If anything, the Liberal Democrats, who would probably be Labour’s coalition partners, would be even tougher both in terms of personal tax reform and in their antagonism to the financial sector. This all spells an opportunity for Cyprus to harbour more expats or foreign high net worth individuals gradually considering abandoning the UK.
The Financial Mirror polled some of its contributors on what impact, if any, they would see from a Yes vote.
THREATS AND OPPORTUNITIES
Charis Papacharalambous, Director General of the Cyprus Investment Promotion Agency said that “CIPA does not have a specific rule of thumb on such issues mainly because none ever seem to be the same or carry the same repercussions.”
However, he added that “we will monitor the situation and act accordingly as there may be opportunities but also threats associated.”
long-time columnist Fiona Mullen sees a Yes vote having a favourable result for us.
“If Scotland votes Yes, then it will provide an interesting opportunity for Cyprus. The general expectation is that if Scotland goes, Labour will have lost so many seats that the Conservatives will win the next general election. The Conservatives have promised an in-out referendum on EU membership if they get re-elected. Without the pro-European Scots, the vote is much more likely to be for leaving the EU than for staying.
Mullen, Director of Sapienta Economics, added that this “will leave many financial market players with a dilemma: do they stick with ‘rump’ UK, a smaller economy with uncertain, non-EU rules, or do they seek out other, English-speaking jurisdictions with an English common law system? And will they pick Ireland or Cyprus? So if there is a Yes vote on Thursday, let’s move fast to pick up that new business before the Irish do.”
DO I GET MY WHISKY?
A more level-headed Nigel Howarth of the online advice portal Cyprus-propertybuyers.com said most of the business leaders in Scotland want the country to remain part of the UK - and some companies have said they’ll move their offices to England if Scotland does vote for independence.
“What happens if (following a ‘yes’ vote) the Scottish Government decides to raise/lower taxes on, say, cigarettes, alcohol, petrol, etc.? Will there be border crossing posts? How are they going to deal with the inevitable smuggling? Will there be border patrol ships off the coast inspecting cargo? Who’s going to pay for it all?”
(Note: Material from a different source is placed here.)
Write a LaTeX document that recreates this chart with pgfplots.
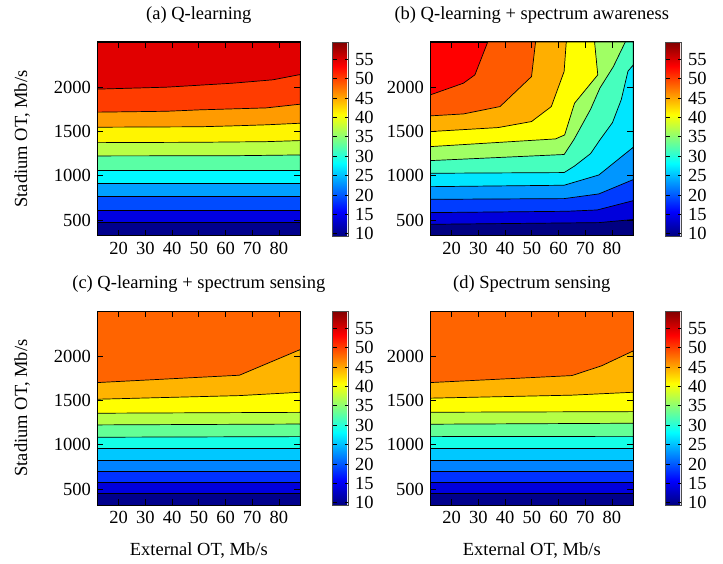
\documentclass[border=0pt]{standalone}
\usepackage{fontspec}
\setmainfont{Liberation Serif}
\usepackage{pgfplots}
\pgfplotsset{compat=1.18}

% band colours, bottom (lowest value) to top
\definecolor{a0}{RGB}{0,0,140}
\definecolor{a1}{RGB}{0,0,225}
\definecolor{a2}{RGB}{0,75,255}
\definecolor{a3}{RGB}{0,160,255}
\definecolor{a4}{RGB}{0,250,255}
\definecolor{a5}{RGB}{90,255,165}
\definecolor{a6}{RGB}{185,255,70}
\definecolor{a7}{RGB}{255,245,0}
\definecolor{a8}{RGB}{255,155,0}
\definecolor{a9}{RGB}{255,60,0}
\definecolor{a10}{RGB}{225,0,0}

\definecolor{b0}{RGB}{0,0,130}
\definecolor{b1}{RGB}{0,0,220}
\definecolor{b2}{RGB}{0,60,255}
\definecolor{b3}{RGB}{0,150,255}
\definecolor{b4}{RGB}{0,230,255}
\definecolor{b5}{RGB}{70,255,190}
\definecolor{b6}{RGB}{160,255,100}
\definecolor{b7}{RGB}{255,255,0}
\definecolor{b8}{RGB}{255,175,0}
\definecolor{b9}{RGB}{255,90,0}
\definecolor{b10}{RGB}{255,0,0}

\definecolor{c0}{RGB}{0,0,140}
\definecolor{c1}{RGB}{0,0,220}
\definecolor{c2}{RGB}{0,50,255}
\definecolor{c3}{RGB}{0,130,255}
\definecolor{c4}{RGB}{0,200,255}
\definecolor{c5}{RGB}{20,255,230}
\definecolor{c6}{RGB}{100,255,150}
\definecolor{c7}{RGB}{180,255,70}
\definecolor{c8}{RGB}{255,255,0}
\definecolor{c9}{RGB}{255,180,0}
\definecolor{c10}{RGB}{255,100,0}

\pgfplotsset{
  panel/.style={
    scale only axis, width=203pt, height=194pt,
    xmin=12, xmax=88, ymin=320, ymax=2510,
    xtick={20,30,...,80}, ytick={500,1000,1500,2000},
    tick align=inside,
    major tick length=6pt,
    tick style={black, line width=0.8pt},
    axis line style={black, line width=1pt},
    /pgf/number format/assume math mode=true,
    /pgf/number format/1000 sep={},
    axis on top,
    % the default title style already shifts up by 6pt
    title style={at={(axis description cs:0.5,1.108)}, anchor=center},
    xlabel style={at={(axis description cs:0.5,-0.237)}, anchor=center},
    ylabel style={at={(axis description cs:-0.37,0.5)}, anchor=center},
    colorbar, colormap/jet,
    point meta min=9.4, point meta max=59.5,
    colorbar style={
      at={(parent axis.north east)}, anchor=north west, xshift=24pt,
      scale only axis, width=16pt, height=194pt,
      ytick={10,15,...,55},
      ytick pos=both, yticklabel pos=right,
      tick align=inside,
      major tick length=4pt,
      tick style={black, line width=0.8pt},
      axis line style={black!70, line width=0.8pt},
      /pgf/number format/assume math mode=true,
    },
  },
  band/.style={draw=black, line width=0.7pt, fill=#1},
}

\begin{document}
\fontsize{18.5}{22}\selectfont
\begin{tikzpicture}
\useasboundingbox (0,0) rectangle (723pt,563pt);

% (a)
\begin{axis}[panel, at={(97.3pt,327pt)}, anchor=south west,
  title={(a) Q-learning}, ylabel={Stadium OT, Mb/s}]
\addplot[band=a10] coordinates {(12,320) (12,2510) (88,2510) (88,320)} -- cycle;
\addplot[band=a9] coordinates {(12,1978) (37.9,2000) (62.7,2045) (77.7,2083) (88,2143) (88,320) (12,320)} -- cycle;
\addplot[band=a8] coordinates {(12,1718) (37.9,1728) (50.3,1744) (75.2,1766) (88,1808) (88,320) (12,320)} -- cycle;
\addplot[band=a7] coordinates {(12,1548) (50.3,1553) (62.7,1563) (75.2,1575) (88,1593) (88,320) (12,320)} -- cycle;
\addplot[band=a6] coordinates {(12,1374) (50.3,1378) (75.2,1385) (88,1397) (88,320) (12,320)} -- cycle;
\addplot[band=a5] coordinates {(12,1224) (62.7,1226) (88,1235) (88,320) (12,320)} -- cycle;
\addplot[band=a4] coordinates {(12,1058) (88,1058) (88,320) (12,320)} -- cycle;
\addplot[band=a3] coordinates {(12,915) (88,915) (88,320) (12,320)} -- cycle;
\addplot[band=a2] coordinates {(12,764) (88,764) (88,320) (12,320)} -- cycle;
\addplot[band=a1] coordinates {(12,614) (88,614) (88,320) (12,320)} -- cycle;
\addplot[band=a0] coordinates {(12,475) (88,475) (88,320) (12,320)} -- cycle;
\end{axis}

% (b)
\begin{axis}[panel, at={(430.3pt,327pt)}, anchor=south west,
  title={(b) Q-learning + spectrum awareness}]
\addplot[band=b10] coordinates {(12,320) (12,2510) (88,2510) (88,320)} -- cycle;
\addplot[band=b9] coordinates {(12,1913) (24.4,2045) (28.7,2139) (33.5,2510) (88,2510) (88,320) (12,320)} -- cycle;
\addplot[band=b8] coordinates {(12,1676) (24.4,1698) (38.1,1781) (49.9,2120) (51.4,2510) (88,2510) (88,320) (12,320)} -- cycle;
\addplot[band=b7] coordinates {(12,1499) (37.4,1544) (49.9,1612) (57.3,1781) (62.1,2177) (62.9,2510) (88,2510) (88,320) (12,320)} -- cycle;
\addplot[band=b6] coordinates {(12,1329) (58.9,1416) (62.3,1461) (66,1819) (74.7,2139) (73.5,2510) (88,2510) (88,320) (12,320)} -- cycle;
\addplot[band=b5] coordinates {(12,1171) (62.1,1240) (65.8,1410) (72,1750) (75.5,1990) (80.5,2230) (85,2510) (88,2510) (88,320) (12,320)} -- cycle;
\addplot[band=b4] coordinates {(12,1028) (62.1,1036) (66,1110) (72,1250) (75.5,1405) (80.2,1600) (83.5,1860) (86,2180) (88,2252) (88,320) (12,320)} -- cycle;
\addplot[band=b3] coordinates {(12,877) (62.1,893) (75.1,1009) (88,1322) (88,320) (12,320)} -- cycle;
\addplot[band=b2] coordinates {(12,734) (62.1,742) (75.1,795) (88,957) (88,320) (12,320)} -- cycle;
\addplot[band=b1] coordinates {(12,584) (63,599) (74.5,614) (88,719) (88,320) (12,320)} -- cycle;
\addplot[band=b0] coordinates {(12,452) (75.1,471) (88,506) (88,320) (12,320)} -- cycle;
\end{axis}

% (c)
\begin{axis}[panel, at={(97.3pt,58pt)}, anchor=south west,
  title={(c) Q-learning + spectrum sensing},
  xlabel={External OT, Mb/s}, ylabel={Stadium OT, Mb/s}]
\addplot[band=c10] coordinates {(12,320) (12,2510) (88,2510) (88,320)} -- cycle;
\addplot[band=c9] coordinates {(12,1702) (65.2,1785) (88,2075) (88,320) (12,320)} -- cycle;
\addplot[band=c8] coordinates {(12,1514) (65.2,1555) (88,1593) (88,320) (12,320)} -- cycle;
\addplot[band=c7] coordinates {(12,1356) (88,1366) (88,320) (12,320)} -- cycle;
\addplot[band=c6] coordinates {(12,1224) (88,1234) (88,320) (12,320)} -- cycle;
\addplot[band=c5] coordinates {(12,1085) (88,1092) (88,320) (12,320)} -- cycle;
\addplot[band=c4] coordinates {(12,960) (88,960) (88,320) (12,320)} -- cycle;
\addplot[band=c3] coordinates {(12,828) (88,828) (88,320) (12,320)} -- cycle;
\addplot[band=c2] coordinates {(12,704) (88,704) (88,320) (12,320)} -- cycle;
\addplot[band=c1] coordinates {(12,576) (88,576) (88,320) (12,320)} -- cycle;
\addplot[band=c0] coordinates {(12,452) (88,452) (88,320) (12,320)} -- cycle;
\end{axis}

% (d)
\begin{axis}[panel, at={(430.3pt,58pt)}, anchor=south west,
  title={(d) Spectrum sensing},
  xlabel={External OT, Mb/s}]
\addplot[band=c10] coordinates {(12,320) (12,2510) (88,2510) (88,320)} -- cycle;
\addplot[band=c9] coordinates {(12,1702) (65,1781) (76.1,1891) (88,2060) (88,320) (12,320)} -- cycle;
\addplot[band=c8] coordinates {(12,1526) (65,1560) (88,1593) (88,320) (12,320)} -- cycle;
\addplot[band=c7] coordinates {(12,1367) (88,1374) (88,320) (12,320)} -- cycle;
\addplot[band=c6] coordinates {(12,1232) (88,1243) (88,320) (12,320)} -- cycle;
\addplot[band=c5] coordinates {(12,1092) (88,1095) (88,320) (12,320)} -- cycle;
\addplot[band=c4] coordinates {(12,961) (88,961) (88,320) (12,320)} -- cycle;
\addplot[band=c3] coordinates {(12,828) (88,828) (88,320) (12,320)} -- cycle;
\addplot[band=c2] coordinates {(12,704) (88,704) (88,320) (12,320)} -- cycle;
\addplot[band=c1] coordinates {(12,576) (88,576) (88,320) (12,320)} -- cycle;
\addplot[band=c0] coordinates {(12,452) (88,452) (88,320) (12,320)} -- cycle;
\end{axis}
\end{tikzpicture}
\end{document}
“If Scotland does break away, how is Cyprus (and the rest of the EU) going to consider its citizens? As third country nationals? And what will happen to the free movement of goods? Will I still be able to get a decent bottle of Scotch in Cyprus?” asks Howarth.
“And if the rest of the rest of the UK votes to leave the EU following a referendum, will its citizens be considered as third country nationals by the Cypriot authorities? There are so many unknowns at the moment it’s difficult to see what opportunities there may be – although I’m sure that many law and accountancy firms are rubbing their hands in eager anticipation of a ‘Yes’ vote on Thursday.”
FALLING ENERGY REVENUE
Risk management expert Alan Waring, author of our RiskWatch column and several books on the subject, had a more long-term impact at the back of his head, on an issue that is becoming familiar by the day to Cypriots – energy.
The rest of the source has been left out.